According to the standard Slovak language rules, the proper form of this surname is Pálffy. The rules for the spelling of the names of persons from the Hungarian period of Slovak history until 1918 were elaborated and adopted in the 1980s in compliance with the conclusions of the commission for historical terminology at the Historical Institute of the Slovak Academy of Sciences. They are also contained in the Slovak Biographical Dictionary published by Matica slovenská. However, old habits die hard and Pálffy is still the most common form of this name.
One of the most famous Hungarian aristocratic families became prominent in the first half of the 16th century, at the beginning of the reign of the Habsburgs. They had a strong position, firm connections and huge estates in old Pressburg (nowadays, Bratislava).
The Pálffy family coat of arms features a golden deer on a golden wheel on three green hills with a blue background.
the Most Famous Member of the Family
Miklós II Pálffy (the father of Pál IV Pálffy, owner of the palace on Zámocká Street), and the most important military leader in the campaigns against the Turks in the late 16th century, was born in 1552.
He came from a minor aristocratic family from Žitný ostrov. However, he achieved military promotions and a huge estate thanks to his military skills and his wealthy wife, Maria Fugger. He defeated the Ottoman Turks in 26 battles! In 1598, when the imperial armies forced the Turkish army to leave Ráb (Györ), he became a Count.
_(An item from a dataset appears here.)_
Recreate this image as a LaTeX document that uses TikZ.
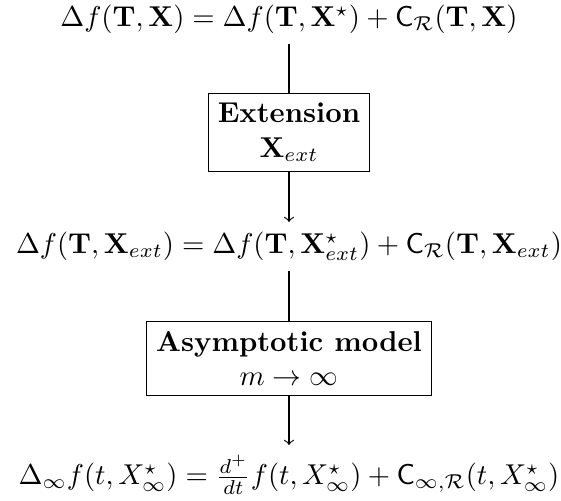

Then he became the perpetual administrator of Pressburg county and at the same time perpetual chief captain of Pressburg Royal Castle. However, he died a year later at his Červený Kameň Castle. He was buried in Saint Martin’s Cathedral.
Miklós II Pálffy and his wife Maria had five sons and three daughters. Thanks to him, the Pálffy family became a prominent family in Hungary which owned huge estates in Slovakia.
Pál from the Palace on Zámocká Street
Pál IV Pálffy, the son of Miklós II Pálffy, was a Count, dignitary and Palatine of Hungary. He was born at Červený kameň Castle on 19 January 1592). He was the chairman of the Diet of Hungary, judge royal and supervised the most important imperial constructions, including the reconstruction of the Pressburg Royal Castle (today’s Bratislava Castle) which he even co-funded. During this time he also built his luxurious palace on Neugasse am Schlossberg (present day Zámocká Street), on the steep northern slope at the foot of the castle.
The palace served him for both personal and official purposes and featured office spaces, meeting halls and guest rooms.
His wife, Franziska Khuen von Belasi, was Pál’s distant cousin from a wealthy Tirol family. He married at the age of 37, which was very unusual for those times. They had four children, two daughters and two sons. He died in his Pressburg Palace on 6 November 1653), and was buried in St. Martin’s Cathedral.
Property and Estate
Until the mid-19th century, the Pálffy family owned the entire area at the foot of Bratislava Castle known as Podhradie (Schlossberg, Schlossgrund, Zuckermandl). The Smolenice branch of the Pálffy family also inherited the chateau in Slavkov (Austerlitz) in Moravia, where Napoleon spent the night before his famous battle in December 1805. After World War I, the Pálffy family still owned Devín Castle and several palaces in the city.
Bratislava has four Pálffy Palaces!
Our Pálffy Palace on No. 47 Zámocká Street
Fragments remained from the Renaissance palace built by Count Pál IV Pálffy from 1646 to 1653 when he managed the reconstruction of Bratislava Castle. It was a luxurious residence with three enclosed courtyards, one open service courtyard and a long garden wing with exotic plants, precious sculptures, unique terraces and a staircase pavilion. After the reconstruction which lasted many years, the palace is now used for social events, exhibitions, concerts and training events. You can find out more about its history
Pálffy Palace on No. 19 Panská Street
It was in the ownership of the Pálffy family from 1715. The reconstruction in the 1980s revealed the foundations of a Romanesque house from the beginning of the 13th century and a unique Gothic palace from the mid-14th century. It underwent demanding restoration works before being re-opened in 1988 as the Bratislava City Gallery.
Pálffy Palace on Hviezdoslavovo Square
This Neo-Baroque palace of Count János Pálffy was built in the 1880s. The Count never married and in accordance with his will this property has served for educational purposes and is currently the home of the Academy of Fine Arts.
Pálffy Palace on No. 10 Ventúrska Street
This Baroque palace features a portal which is decorated by trophies in honour of Leopold Pálffy, one of the first owners. The memorial tablet on its façade incorrectly states that in 1762 Wolfgang Amadeus Mozart, then only six years old, gave a concert there. According to several sources, he performed at Pálffy Palace on Zámocká Street.